In recent years, the longtime New Yorker has felt the aftershocks
of the Sept. 11 attacks, along with cathartic breakups of his 15-year
marriage to costume designer Adelle Lutz and his longtime stewardship
of the adventurous world music label Luaka Bop.
Byrne, 52, moved out of the Greenwich Village brownstone that housed
his family, his label and his recording and art studios. He now
lives on Manhattan's West Side in the infamous Clinton neighborhood,
aka Hell's Kitchen.
That may explain the melancholia that pervades "Grown Backwards,"
though there's also a sense of rediscovery. Byrne conceded the unsettledness
of recent years has been good for the creative process.
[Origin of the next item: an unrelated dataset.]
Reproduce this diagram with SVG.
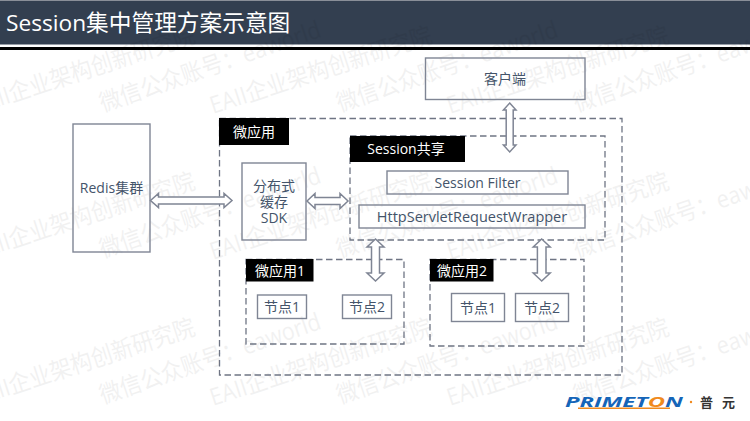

"It certainly shakes things up a little bit," Byrne said
in a recent Washington Post interview. "It makes you not worry
about, 'Hey, what are people going to think of this? Should I do
this, or should I not do this?' It kind of helps you follow your
instincts a little bit, because some of the other guideposts are
not there. You're on unfamiliar ground."
The title of "Grown Backwards," Byrne's debut for Nonesuch
Records, refers in part to a songwriting process very different
from past works, what Byrne has dubbed a "top down" approach.
Rather than rooting his songs in beats, rhythms and textures and
then adding lyrics and melodies, he created the new material by
humming melodic and lyric fragments into a minirecorder, only later
fleshing them out. For someone who long has reveled in the richness
of funk, African and Latin rhythms, "Grown Backwards"
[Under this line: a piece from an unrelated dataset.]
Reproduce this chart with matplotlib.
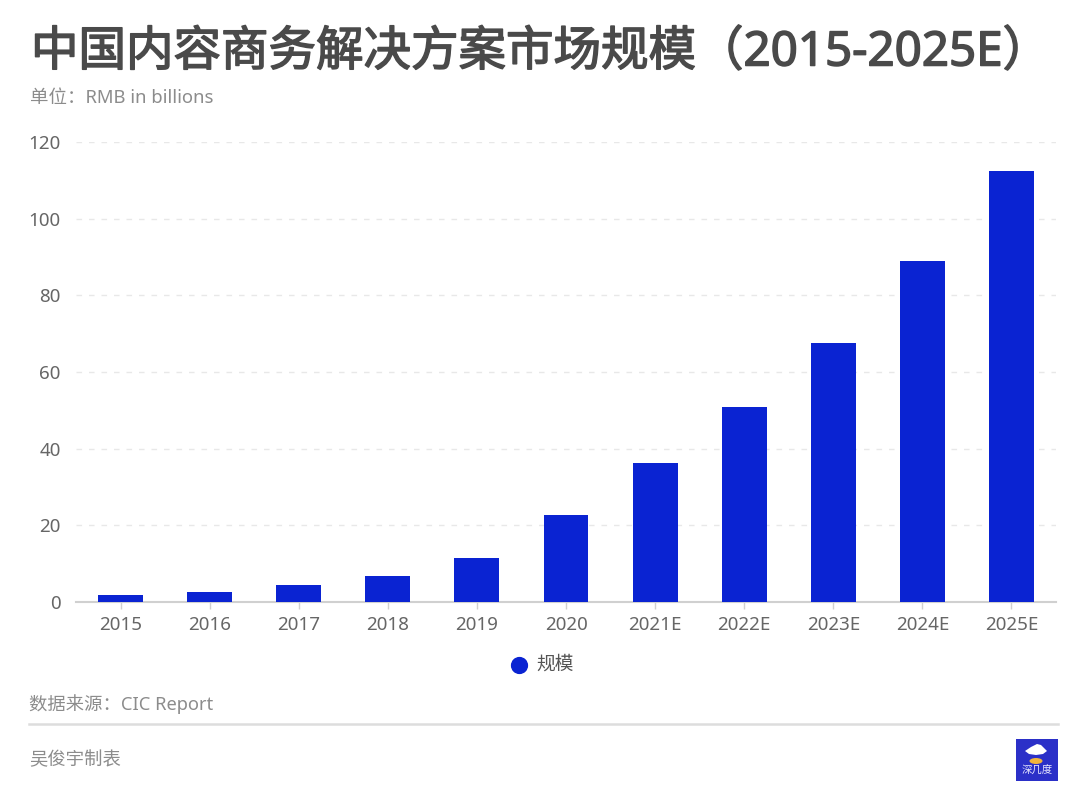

is the least percussive of Byrne's albums.
It also expands his use of strings, via the Tosca Strings, an ensemble
that made a name for itself playing tangos in rock clubs. Chamber-rock
is nothing new, of course, but it's new to Byrne. "I love it,
and I love it in performing, too. There's a lot more that can be
done with it that I haven't touched on," he said.
Byrne's fascination with strings has kept the Tosca Strings -- Mahoney,
Asbell, violinist Tracy Seeger and cellist Sara Nelson -- busy in
recent years. After touring with Byrne following the 2001 release
of his "Look Into the Eyeball" CD, they went into a recording
studio in Austin to lay down tracks for "Grown Backwards."
Quartet members recently completed a European tour with Byrne and
said they've become an ever more integral part of the artist's live
shows.
"We're more than being in the background, as maybe we were
before ... Some of the songs are just so string-heavy," Mahoney
said.
In addition to the string quartet, the tour features violinist Jamie
Desautels and cellist Douglas Harvey, along with Byrne's backing
band -- bassist Paul Frazier, percussionist Mauro Refosco and drummer
Graham Hawthorne.
"The arrangements are great. From the beginning of the tour,
we felt like an essential part of the band," Asbell said. "The
show's getting tighter and tighter, and audiences are really responding
well."
The quartet, formed in 1997 as part of Austin's Tosca Tango Orchestra,
is accustomed to the rock-pop arena, having performed or recorded
with Byrne, John Cale, Lyle Lovett, Double Trouble and the Dixie
Chicks. The quartet is exploring "a lot of possibilities"
for recording its own studio album, perhaps starting later this
year.
So lest anyone get the notion that Byrne's dabbling in opera makes
this tour a stiff, refined affair, think again. The stage antics,
unusual wardrobe choices and offbeat Byrne persona still are very
much on display.
"They'll know right off the bat that it's not a classical concert,"
Asbell said.
The Washington Post contributed to this report.